YOUR TASK: Line by line, repeat the data below exactly, beginning at the first line and ending at the line with "var cortes = [2, 2, 1]". Omit pictures.
=======
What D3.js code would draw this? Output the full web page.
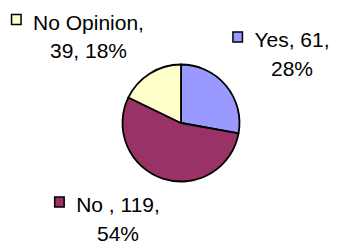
<!DOCTYPE html>
<html>
<head>
<meta charset="utf-8">
<script src="https://cdn.jsdelivr.net/npm/d3@7"></script>
<style>
  body { margin: 0; background: #fff; }
  svg { display: block; }
  .etiqueta { font-family: 'Liberation Sans', Arial, sans-serif; font-size: 21px; fill: #000; }
</style>
</head>
<body>
<div id="graf"></div>
<script>
// datos del grafico
var categorias = ['Yes', 'No ', 'No Opinion']
var valores = [61, 119, 39]
var porcentajes = ['28%', '54%', '18%']
var colores = ['#9999ff', '#993366', '#ffffcc']
// cuantas partes van en la primera linea de cada etiqueta
var cortes = [2, 2, 1]

var ancho_total = 339, alto_total = 249
var centro = { x: 181, y: 123 }
var radio = 58.5
// centro del texto de cada etiqueta (primera linea, linea base)
var posEtiquetas = [
  { x: 292, y: 47 },
  { x: 118, y: 212 },
  { x: 88.5, y: 29.5 }
]
var interlinea = 28.5

var svg = d3.select('#graf').append('svg')
  .attr('width', ancho_total)
  .attr('height', alto_total)

var datos = categorias.map((c, i) => ({ cat: c, valor: valores[i], pct: porcentajes[i], color: colores[i], corte: cortes[i], pos: posEtiquetas[i] }))

var pie = d3.pie().value(d => d.valor).sort(null)
var arc = d3.arc().innerRadius(0).outerRadius(radio)

var g = svg.append('g')
  .attr('transform', `translate(${centro.x}, ${centro.y})`)

g.selectAll('path')
  .data(pie(datos))
  .enter()
  .append('path')
    .attr('d', arc)
    .attr('fill', d => d.data.color)
    .attr('stroke', '#000')
    .attr('stroke-width', 1.8)
    .attr('stroke-linejoin', 'round')

// etiquetas con su cuadrito de leyenda
var etiquetas = svg.selectAll('g.etq')
  .data(datos)
  .enter()
  .append('g')
    .attr('class', 'etq')

etiquetas.each(function(d) {
  var partes = [d.cat, d.valor, d.pct]
  var linea1 = partes.slice(0, d.corte).join(', ') + ','
  var linea2 = partes.slice(d.corte).join(', ')
  var grp = d3.select(this)

  var t1 = grp.append('text')
    .attr('class', 'etiqueta')
    .attr('x', d.pos.x)
    .attr('y', d.pos.y)
    .attr('text-anchor', 'middle')
    .text(linea1)

  grp.append('text')
    .attr('class', 'etiqueta')
    .attr('x', d.pos.x)
    .attr('y', d.pos.y + interlinea)
    .attr('text-anchor', 'middle')
    .text(linea2)

  var w = t1.node().getComputedTextLength()
  var x0 = d.pos.x - w / 2
  grp.append('rect')
    .attr('x', x0 - 21.5)
    .attr('y', d.pos.y - 15)
    .attr('width', 9.5)
    .attr('height', 10)
    .attr('fill', d.color)
    .attr('stroke', '#000')
    .attr('stroke-width', 1.5)
})
</script>
</body>
</html>
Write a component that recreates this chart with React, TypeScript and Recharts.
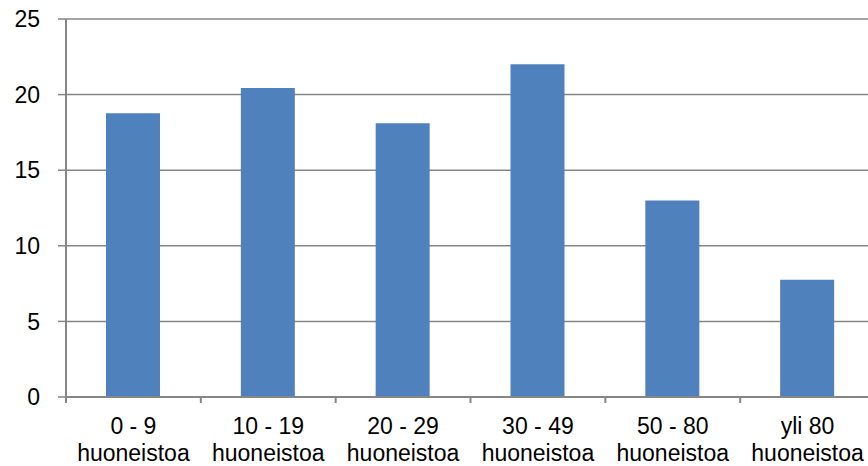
=======
FINISHED TASK:
What D3.js code would draw this? Output the full web page.
<!DOCTYPE html>
<html>
<head>
<meta charset="utf-8">
<script src="https://cdn.jsdelivr.net/npm/d3@7"></script>
<style>
  body { margin: 0; background: #fff; }
  svg { display: block; }
  .etiqueta { font-family: 'Liberation Sans', Arial, sans-serif; font-size: 21px; fill: #000; }
</style>
</head>
<body>
<div id="graf"></div>
<script>
// datos del grafico
var categorias = ['Yes', 'No ', 'No Opinion']
var valores = [61, 119, 39]
var porcentajes = ['28%', '54%', '18%']
var colores = ['#9999ff', '#993366', '#ffffcc']
// cuantas partes van en la primera linea de cada etiqueta
var cortes = [2, 2, 1]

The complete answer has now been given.